What this task involves: All of the data that follows should be retyped exactly, please, except the pictures.
== == ==
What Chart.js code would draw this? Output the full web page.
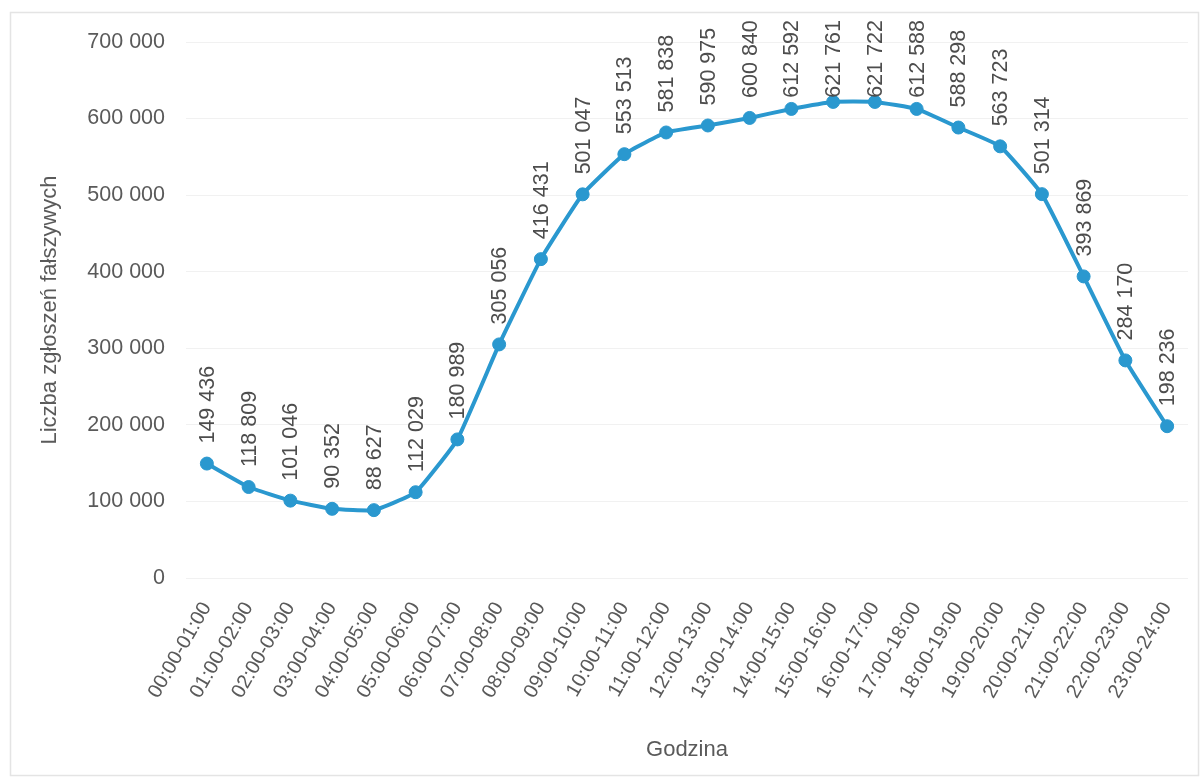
<!DOCTYPE html>
<html lang="pl">
<head>
<meta charset="utf-8">
<title>Liczba zgłoszeń fałszywych według godziny</title>
<script src="https://cdn.jsdelivr.net/npm/chart.js@4/dist/chart.umd.min.js"></script>
<style>
  html, body { margin: 0; padding: 0; background: #ffffff; }
  #wrap { width: 1204px; height: 781px; }
</style>
</head>
<body>
<div id="wrap"><canvas id="chart" width="1204" height="781"></canvas></div>
<script>
// Godzinowe przedziały doby
const hours = [
  '00:00-01:00', '01:00-02:00', '02:00-03:00', '03:00-04:00', '04:00-05:00', '05:00-06:00',
  '06:00-07:00', '07:00-08:00', '08:00-09:00', '09:00-10:00', '10:00-11:00', '11:00-12:00',
  '12:00-13:00', '13:00-14:00', '14:00-15:00', '15:00-16:00', '16:00-17:00', '17:00-18:00',
  '18:00-19:00', '19:00-20:00', '20:00-21:00', '21:00-22:00', '22:00-23:00', '23:00-24:00'
];

// Liczba zgłoszeń fałszywych w każdym przedziale
const falseReports = [
  149436, 118809, 101046, 90352, 88627, 112029,
  180989, 305056, 416431, 501047, 553513, 581838,
  590975, 600840, 612592, 621761, 621722, 612588,
  588298, 563723, 501314, 393869, 284170, 198236
];

// Podziałka osi wartości
const yTicks = [0, 100000, 200000, 300000, 400000, 500000, 600000, 700000];

const yTitle = 'Liczba zgłoszeń fałszywych';
const xTitle = 'Godzina';

const FONT = "'Liberation Sans', 'DejaVu Sans', sans-serif";
const LINE_COLOR = '#2a98cf';

function fmt(v) {
  return String(Math.round(v)).replace(/\B(?=(\d{3})+(?!\d))/g, ' ');
}

// Delikatna ramka wokół całego wykresu
const frame = {
  id: 'frame',
  beforeDraw(chart) {
    const ctx = chart.ctx;
    ctx.save();
    ctx.fillStyle = '#ffffff';
    ctx.fillRect(0, 0, chart.width, chart.height);
    ctx.strokeStyle = '#e4e4e4';
    ctx.lineWidth = 1.5;
    ctx.strokeRect(10.5, 12.5, chart.width - 16, chart.height - 18);
    ctx.restore();
  }
};

// Pionowe etykiety wartości nad punktami
const valueLabels = {
  id: 'valueLabels',
  afterDatasetsDraw(chart) {
    const ctx = chart.ctx;
    const meta = chart.getDatasetMeta(0);
    const data = chart.data.datasets[0].data;
    ctx.save();
    ctx.font = '21.5px ' + FONT;
    ctx.fillStyle = '#4d4d4d';
    ctx.textAlign = 'left';
    ctx.textBaseline = 'middle';
    meta.data.forEach((pt, i) => {
      const text = fmt(data[i]);
      const w = ctx.measureText(text).width;
      let bottom = pt.y - 20;
      const minTop = 20;
      if (bottom - w < minTop) bottom = minTop + w;
      ctx.save();
      ctx.translate(pt.x + 1, bottom);
      ctx.rotate(-Math.PI / 2);
      ctx.fillText(text, 0, 0);
      ctx.restore();
    });
    ctx.restore();
  }
};

new Chart(document.getElementById('chart'), {
  type: 'line',
  data: {
    labels: hours,
    datasets: [{
      data: falseReports,
      borderColor: LINE_COLOR,
      backgroundColor: LINE_COLOR,
      borderWidth: 4,
      pointRadius: 6.5,
      pointBackgroundColor: LINE_COLOR,
      pointBorderColor: LINE_COLOR,
      pointBorderWidth: 1,
      tension: 0.12,
      fill: false
    }]
  },
  options: {
    responsive: false,
    animation: false,
    events: [],
    layout: { padding: { left: 12, right: 16, top: 42, bottom: 0 } },
    plugins: {
      legend: { display: false },
      tooltip: { enabled: false }
    },
    scales: {
      x: {
        type: 'category',
        offset: true,
        border: { display: false },
        grid: { display: false, drawTicks: false },
        ticks: {
          autoSkip: false,
          minRotation: 60,
          maxRotation: 60,
          padding: 20,
          color: '#5a5a5a',
          font: { family: FONT, size: 20 }
        },
        title: {
          display: true,
          text: xTitle,
          color: '#5a5a5a',
          font: { family: FONT, size: 22 },
          padding: { top: 4, bottom: 18 }
        },
        afterFit(scale) {
          scale.height = 203;
          scale.paddingLeft = 0;
          scale.paddingRight = 0;
        }
      },
      y: {
        min: 0,
        max: 700000,
        border: { display: false },
        grid: { color: '#f1f1f1', lineWidth: 1, drawTicks: false },
        afterBuildTicks(scale) { scale.ticks = yTicks.map(v => ({ value: v })); },
        ticks: {
          padding: 21,
          color: '#5a5a5a',
          font: { family: FONT, size: 21.5 },
          callback: v => fmt(v)
        },
        title: {
          display: true,
          text: yTitle,
          color: '#5a5a5a',
          font: { family: FONT, size: 22 },
          padding: { top: 25, bottom: 0 }
        },
        afterFit(scale) { scale.width = 174; }
      }
    }
  },
  plugins: [frame, valueLabels]
});
</script>
</body>
</html>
== == ==
Written response:
What Chart.js code would draw this? Output the full web page.
<!DOCTYPE html>
<html lang="pl">
<head>
<meta charset="utf-8">
<title>Liczba zgłoszeń fałszywych według godziny</title>
<script src="https://cdn.jsdelivr.net/npm/chart.js@4/dist/chart.umd.min.js"></script>
<style>
  html, body { margin: 0; padding: 0; background: #ffffff; }
  #wrap { width: 1204px; height: 781px; }
</style>
</head>
<body>
<div id="wrap"><canvas id="chart" width="1204" height="781"></canvas></div>
<script>
// Godzinowe przedziały doby
const hours = [
  '00:00-01:00', '01:00-02:00', '02:00-03:00', '03:00-04:00', '04:00-05:00', '05:00-06:00',
  '06:00-07:00', '07:00-08:00', '08:00-09:00', '09:00-10:00', '10:00-11:00', '11:00-12:00',
  '12:00-13:00', '13:00-14:00', '14:00-15:00', '15:00-16:00', '16:00-17:00', '17:00-18:00',
  '18:00-19:00', '19:00-20:00', '20:00-21:00', '21:00-22:00', '22:00-23:00', '23:00-24:00'
];

// Liczba zgłoszeń fałszywych w każdym przedziale
const falseReports = [
  149436, 118809, 101046, 90352, 88627, 112029,
  180989, 305056, 416431, 501047, 553513, 581838,
  590975, 600840, 612592, 621761, 621722, 612588,
  588298, 563723, 501314, 393869, 284170, 198236
];

// Podziałka osi wartości
const yTicks = [0, 100000, 200000, 300000, 400000, 500000, 600000, 700000];

const yTitle = 'Liczba zgłoszeń fałszywych';
const xTitle = 'Godzina';

const FONT = "'Liberation Sans', 'DejaVu Sans', sans-serif";
const LINE_COLOR = '#2a98cf';

function fmt(v) {
  return String(Math.round(v)).replace(/\B(?=(\d{3})+(?!\d))/g, ' ');
}

// Delikatna ramka wokół całego wykresu
const frame = {
  id: 'frame',
  beforeDraw(chart) {
    const ctx = chart.ctx;
    ctx.save();
    ctx.fillStyle = '#ffffff';
    ctx.fillRect(0, 0, chart.width, chart.height);
    ctx.strokeStyle = '#e4e4e4';
    ctx.lineWidth = 1.5;
    ctx.strokeRect(10.5, 12.5, chart.width - 16, chart.height - 18);
    ctx.restore();
  }
};

// Pionowe etykiety wartości nad punktami
const valueLabels = {
  id: 'valueLabels',
  afterDatasetsDraw(chart) {
    const ctx = chart.ctx;
    const meta = chart.getDatasetMeta(0);
    const data = chart.data.datasets[0].data;
    ctx.save();
    ctx.font = '21.5px ' + FONT;
    ctx.fillStyle = '#4d4d4d';
    ctx.textAlign = 'left';
    ctx.textBaseline = 'middle';
    meta.data.forEach((pt, i) => {
      const text = fmt(data[i]);
      const w = ctx.measureText(text).width;
      let bottom = pt.y - 20;
      const minTop = 20;
      if (bottom - w < minTop) bottom = minTop + w;
      ctx.save();
      ctx.translate(pt.x + 1, bottom);
      ctx.rotate(-Math.PI / 2);
      ctx.fillText(text, 0, 0);
      ctx.restore();
    });
    ctx.restore();
  }
};

new Chart(document.getElementById('chart'), {
  type: 'line',
  data: {
    labels: hours,
    datasets: [{
      data: falseReports,
      borderColor: LINE_COLOR,
      backgroundColor: LINE_COLOR,
      borderWidth: 4,
      pointRadius: 6.5,
      pointBackgroundColor: LINE_COLOR,
      pointBorderColor: LINE_COLOR,
      pointBorderWidth: 1,
      tension: 0.12,
      fill: false
    }]
  },
  options: {
    responsive: false,
    animation: false,
    events: [],
    layout: { padding: { left: 12, right: 16, top: 42, bottom: 0 } },
    plugins: {
      legend: { display: false },
      tooltip: { enabled: false }
    },
    scales: {
      x: {
        type: 'category',
        offset: true,
        border: { display: false },
        grid: { display: false, drawTicks: false },
        ticks: {
          autoSkip: false,
          minRotation: 60,
          maxRotation: 60,
          padding: 20,
          color: '#5a5a5a',
          font: { family: FONT, size: 20 }
        },
        title: {
          display: true,
          text: xTitle,
          color: '#5a5a5a',
          font: { family: FONT, size: 22 },
          padding: { top: 4, bottom: 18 }
        },
        afterFit(scale) {
          scale.height = 203;
          scale.paddingLeft = 0;
          scale.paddingRight = 0;
        }
      },
      y: {
        min: 0,
        max: 700000,
        border: { display: false },
        grid: { color: '#f1f1f1', lineWidth: 1, drawTicks: false },
        afterBuildTicks(scale) { scale.ticks = yTicks.map(v => ({ value: v })); },
        ticks: {
          padding: 21,
          color: '#5a5a5a',
          font: { family: FONT, size: 21.5 },
          callback: v => fmt(v)
        },
        title: {
          display: true,
          text: yTitle,
          color: '#5a5a5a',
          font: { family: FONT, size: 22 },
          padding: { top: 25, bottom: 0 }
        },
        afterFit(scale) { scale.width = 174; }
      }
    }
  },
  plugins: [frame, valueLabels]
});
</script>
</body>
</html>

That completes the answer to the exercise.